Find the lines that hold the word "this" and return them.

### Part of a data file

======

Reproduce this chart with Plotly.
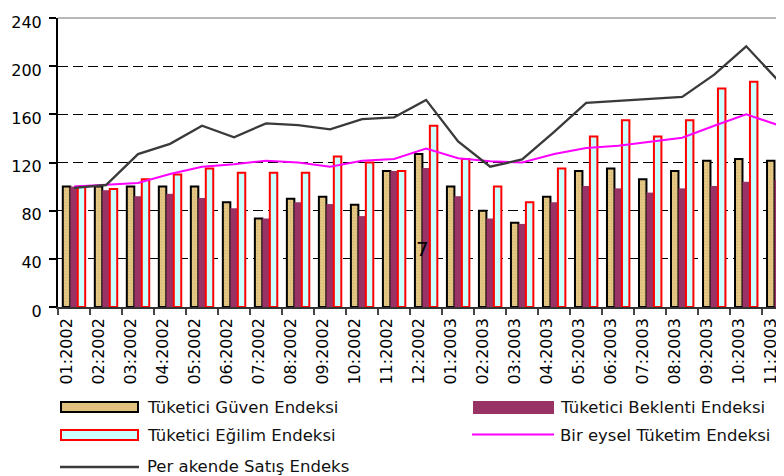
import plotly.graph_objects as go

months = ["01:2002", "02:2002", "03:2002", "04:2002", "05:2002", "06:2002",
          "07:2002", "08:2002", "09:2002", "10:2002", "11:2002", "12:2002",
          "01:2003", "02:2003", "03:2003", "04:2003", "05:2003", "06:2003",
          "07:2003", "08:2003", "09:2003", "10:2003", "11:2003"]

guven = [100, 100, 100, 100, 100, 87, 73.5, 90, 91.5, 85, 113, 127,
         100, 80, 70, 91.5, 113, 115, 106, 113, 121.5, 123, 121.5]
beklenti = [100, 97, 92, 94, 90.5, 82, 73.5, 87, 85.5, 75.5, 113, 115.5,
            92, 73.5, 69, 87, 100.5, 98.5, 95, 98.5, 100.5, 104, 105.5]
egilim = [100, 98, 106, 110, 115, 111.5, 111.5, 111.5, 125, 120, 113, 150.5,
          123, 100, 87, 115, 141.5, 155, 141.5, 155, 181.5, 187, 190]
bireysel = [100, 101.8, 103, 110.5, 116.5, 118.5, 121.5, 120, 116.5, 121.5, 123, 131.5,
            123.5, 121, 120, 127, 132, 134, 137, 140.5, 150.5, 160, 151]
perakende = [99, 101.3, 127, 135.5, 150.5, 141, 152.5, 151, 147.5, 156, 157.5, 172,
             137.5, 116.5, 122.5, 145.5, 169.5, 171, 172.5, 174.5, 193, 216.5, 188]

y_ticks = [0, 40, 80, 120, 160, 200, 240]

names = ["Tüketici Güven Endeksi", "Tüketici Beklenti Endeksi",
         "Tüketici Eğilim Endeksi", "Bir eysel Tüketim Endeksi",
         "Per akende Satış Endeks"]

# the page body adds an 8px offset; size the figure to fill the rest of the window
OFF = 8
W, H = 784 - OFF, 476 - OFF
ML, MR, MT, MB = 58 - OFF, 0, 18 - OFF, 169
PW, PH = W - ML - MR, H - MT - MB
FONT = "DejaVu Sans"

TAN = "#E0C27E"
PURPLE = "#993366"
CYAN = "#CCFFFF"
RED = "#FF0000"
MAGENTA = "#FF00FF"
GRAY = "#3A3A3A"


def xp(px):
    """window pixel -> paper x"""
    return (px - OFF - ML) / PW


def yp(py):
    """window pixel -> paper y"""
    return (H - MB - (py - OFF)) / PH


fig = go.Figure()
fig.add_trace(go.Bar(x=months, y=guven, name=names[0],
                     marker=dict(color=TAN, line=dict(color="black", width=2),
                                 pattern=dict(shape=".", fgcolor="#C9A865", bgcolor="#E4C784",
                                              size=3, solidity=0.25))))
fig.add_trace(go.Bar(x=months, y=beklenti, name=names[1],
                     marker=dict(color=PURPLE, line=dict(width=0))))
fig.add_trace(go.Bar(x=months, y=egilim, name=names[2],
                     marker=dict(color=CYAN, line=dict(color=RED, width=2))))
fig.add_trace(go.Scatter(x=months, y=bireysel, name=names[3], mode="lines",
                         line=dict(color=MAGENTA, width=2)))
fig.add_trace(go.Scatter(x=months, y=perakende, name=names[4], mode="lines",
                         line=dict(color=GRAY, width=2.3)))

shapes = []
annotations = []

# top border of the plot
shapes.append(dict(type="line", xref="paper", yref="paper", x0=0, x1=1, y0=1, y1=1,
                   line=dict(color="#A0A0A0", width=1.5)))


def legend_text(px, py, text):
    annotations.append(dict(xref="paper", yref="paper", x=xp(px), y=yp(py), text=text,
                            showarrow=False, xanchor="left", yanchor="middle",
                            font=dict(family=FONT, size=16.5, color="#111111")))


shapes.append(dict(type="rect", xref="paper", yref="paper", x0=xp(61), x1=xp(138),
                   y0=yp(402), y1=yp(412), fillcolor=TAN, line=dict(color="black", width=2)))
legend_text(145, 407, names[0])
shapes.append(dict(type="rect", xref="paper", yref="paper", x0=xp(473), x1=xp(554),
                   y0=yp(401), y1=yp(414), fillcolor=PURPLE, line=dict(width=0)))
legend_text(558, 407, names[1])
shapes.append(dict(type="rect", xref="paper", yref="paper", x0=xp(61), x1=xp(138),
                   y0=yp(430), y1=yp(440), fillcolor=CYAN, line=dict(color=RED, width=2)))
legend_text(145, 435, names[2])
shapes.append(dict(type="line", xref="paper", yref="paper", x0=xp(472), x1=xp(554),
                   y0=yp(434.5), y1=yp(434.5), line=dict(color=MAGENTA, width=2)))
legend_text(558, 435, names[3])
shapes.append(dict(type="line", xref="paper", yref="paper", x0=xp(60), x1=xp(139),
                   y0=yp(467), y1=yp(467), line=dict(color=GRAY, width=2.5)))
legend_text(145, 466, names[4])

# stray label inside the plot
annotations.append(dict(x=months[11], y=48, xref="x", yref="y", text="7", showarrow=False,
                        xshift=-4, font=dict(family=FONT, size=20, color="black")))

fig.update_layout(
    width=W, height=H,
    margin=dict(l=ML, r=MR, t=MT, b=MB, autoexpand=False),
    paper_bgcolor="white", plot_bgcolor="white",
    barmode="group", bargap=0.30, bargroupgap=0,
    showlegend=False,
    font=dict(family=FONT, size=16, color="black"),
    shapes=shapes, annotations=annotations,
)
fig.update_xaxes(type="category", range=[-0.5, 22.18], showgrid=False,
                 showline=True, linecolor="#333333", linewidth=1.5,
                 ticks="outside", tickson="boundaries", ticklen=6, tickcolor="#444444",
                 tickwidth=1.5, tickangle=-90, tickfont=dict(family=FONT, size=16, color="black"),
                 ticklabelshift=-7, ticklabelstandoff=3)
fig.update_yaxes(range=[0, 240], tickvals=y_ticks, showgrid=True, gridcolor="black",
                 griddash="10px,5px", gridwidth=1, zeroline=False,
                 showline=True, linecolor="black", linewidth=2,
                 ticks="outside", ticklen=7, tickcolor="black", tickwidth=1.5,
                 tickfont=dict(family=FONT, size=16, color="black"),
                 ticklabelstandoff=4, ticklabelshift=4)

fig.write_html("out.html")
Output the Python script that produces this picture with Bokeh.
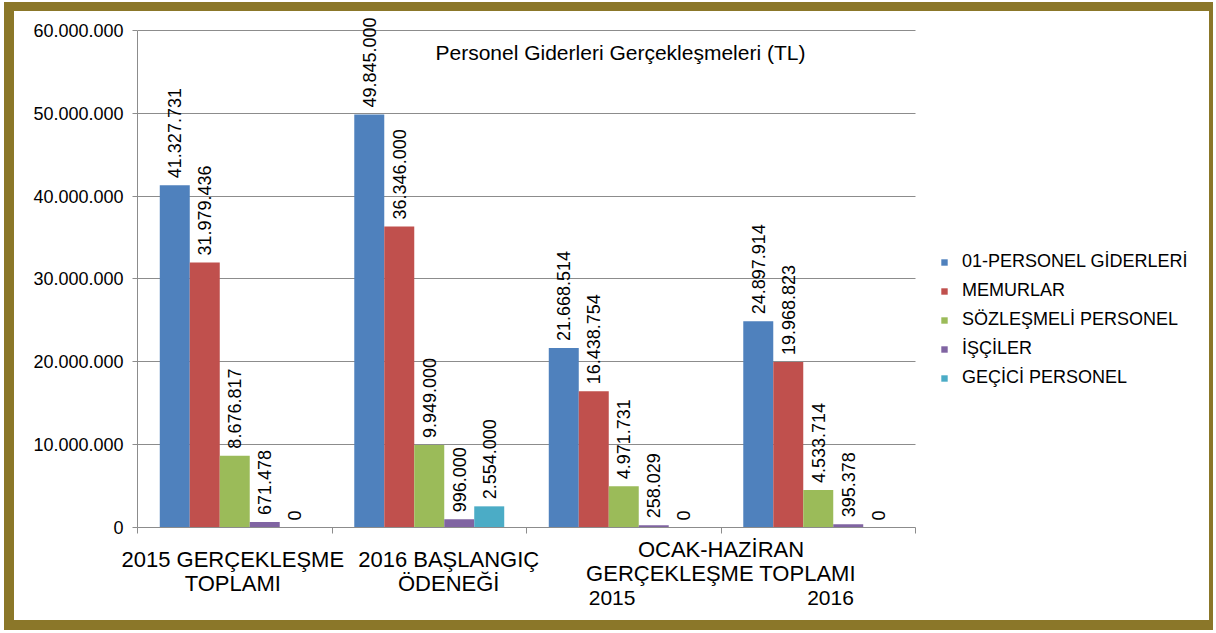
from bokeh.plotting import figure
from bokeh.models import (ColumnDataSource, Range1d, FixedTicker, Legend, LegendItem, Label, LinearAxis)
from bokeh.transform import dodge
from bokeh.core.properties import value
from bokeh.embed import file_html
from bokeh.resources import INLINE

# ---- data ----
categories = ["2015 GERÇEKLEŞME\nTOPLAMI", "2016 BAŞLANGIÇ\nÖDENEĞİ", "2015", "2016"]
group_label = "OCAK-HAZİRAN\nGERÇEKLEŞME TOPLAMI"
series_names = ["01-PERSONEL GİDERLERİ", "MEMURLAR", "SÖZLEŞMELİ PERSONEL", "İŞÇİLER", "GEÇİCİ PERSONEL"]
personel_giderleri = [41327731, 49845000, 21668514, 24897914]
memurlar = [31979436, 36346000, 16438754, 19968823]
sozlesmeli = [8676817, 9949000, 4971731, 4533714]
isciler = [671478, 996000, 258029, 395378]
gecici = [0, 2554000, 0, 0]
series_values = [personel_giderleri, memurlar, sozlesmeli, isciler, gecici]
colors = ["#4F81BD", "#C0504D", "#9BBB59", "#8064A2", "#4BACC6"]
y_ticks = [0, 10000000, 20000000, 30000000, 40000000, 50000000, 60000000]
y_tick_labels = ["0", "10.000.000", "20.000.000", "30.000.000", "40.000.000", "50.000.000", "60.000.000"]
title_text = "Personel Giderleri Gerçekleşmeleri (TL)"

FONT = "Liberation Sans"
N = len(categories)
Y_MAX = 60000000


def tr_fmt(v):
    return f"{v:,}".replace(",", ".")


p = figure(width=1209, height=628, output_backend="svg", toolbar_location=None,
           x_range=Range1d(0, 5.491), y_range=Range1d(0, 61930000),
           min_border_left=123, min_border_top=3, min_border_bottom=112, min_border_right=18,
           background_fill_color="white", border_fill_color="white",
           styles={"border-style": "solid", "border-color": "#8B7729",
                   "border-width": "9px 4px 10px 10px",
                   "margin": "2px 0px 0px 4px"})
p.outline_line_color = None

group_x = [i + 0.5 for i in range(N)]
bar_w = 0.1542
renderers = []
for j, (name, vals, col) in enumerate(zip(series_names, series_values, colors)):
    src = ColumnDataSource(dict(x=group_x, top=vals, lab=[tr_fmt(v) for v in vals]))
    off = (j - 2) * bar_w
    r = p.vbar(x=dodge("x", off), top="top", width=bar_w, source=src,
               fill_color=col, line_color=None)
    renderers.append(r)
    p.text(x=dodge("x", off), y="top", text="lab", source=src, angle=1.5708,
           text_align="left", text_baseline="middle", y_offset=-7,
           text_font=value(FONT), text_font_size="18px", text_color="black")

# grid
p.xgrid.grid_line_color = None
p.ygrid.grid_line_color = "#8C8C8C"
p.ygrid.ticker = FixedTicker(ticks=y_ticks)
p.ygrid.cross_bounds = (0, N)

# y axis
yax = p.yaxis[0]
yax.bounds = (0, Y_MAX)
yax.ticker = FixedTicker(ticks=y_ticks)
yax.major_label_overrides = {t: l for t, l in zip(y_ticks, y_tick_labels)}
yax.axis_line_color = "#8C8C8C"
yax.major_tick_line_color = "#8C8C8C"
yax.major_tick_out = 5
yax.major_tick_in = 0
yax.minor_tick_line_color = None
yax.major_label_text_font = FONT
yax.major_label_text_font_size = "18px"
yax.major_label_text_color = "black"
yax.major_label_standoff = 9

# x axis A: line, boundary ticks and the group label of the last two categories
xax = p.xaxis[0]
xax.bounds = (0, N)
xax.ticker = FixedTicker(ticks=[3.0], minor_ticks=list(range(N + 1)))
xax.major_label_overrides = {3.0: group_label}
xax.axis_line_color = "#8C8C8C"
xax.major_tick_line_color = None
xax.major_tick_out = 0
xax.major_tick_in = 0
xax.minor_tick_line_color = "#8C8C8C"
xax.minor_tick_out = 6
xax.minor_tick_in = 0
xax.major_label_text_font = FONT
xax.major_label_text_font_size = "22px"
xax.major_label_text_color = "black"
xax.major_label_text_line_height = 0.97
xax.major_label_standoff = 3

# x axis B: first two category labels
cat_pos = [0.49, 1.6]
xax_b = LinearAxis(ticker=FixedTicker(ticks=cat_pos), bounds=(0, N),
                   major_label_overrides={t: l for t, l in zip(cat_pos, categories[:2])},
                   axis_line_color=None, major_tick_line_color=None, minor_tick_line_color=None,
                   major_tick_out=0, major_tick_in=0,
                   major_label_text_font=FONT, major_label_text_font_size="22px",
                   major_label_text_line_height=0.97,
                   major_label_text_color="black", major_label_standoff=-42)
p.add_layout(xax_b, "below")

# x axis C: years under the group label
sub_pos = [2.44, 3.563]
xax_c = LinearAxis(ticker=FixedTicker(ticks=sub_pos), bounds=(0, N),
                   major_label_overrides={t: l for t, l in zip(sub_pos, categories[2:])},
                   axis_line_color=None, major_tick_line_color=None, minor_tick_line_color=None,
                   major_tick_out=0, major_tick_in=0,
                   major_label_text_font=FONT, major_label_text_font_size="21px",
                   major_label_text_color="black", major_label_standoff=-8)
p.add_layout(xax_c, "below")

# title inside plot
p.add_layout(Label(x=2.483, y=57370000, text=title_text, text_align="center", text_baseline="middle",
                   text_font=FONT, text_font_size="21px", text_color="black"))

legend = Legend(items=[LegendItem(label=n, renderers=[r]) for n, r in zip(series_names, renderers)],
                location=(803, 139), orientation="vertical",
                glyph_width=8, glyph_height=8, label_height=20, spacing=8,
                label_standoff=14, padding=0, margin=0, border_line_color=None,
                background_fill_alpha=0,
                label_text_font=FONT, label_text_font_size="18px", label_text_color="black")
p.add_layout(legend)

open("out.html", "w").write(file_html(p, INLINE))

======

### Task answer
Reproduce this chart with Plotly.
Output the Python script that produces this picture with Bokeh.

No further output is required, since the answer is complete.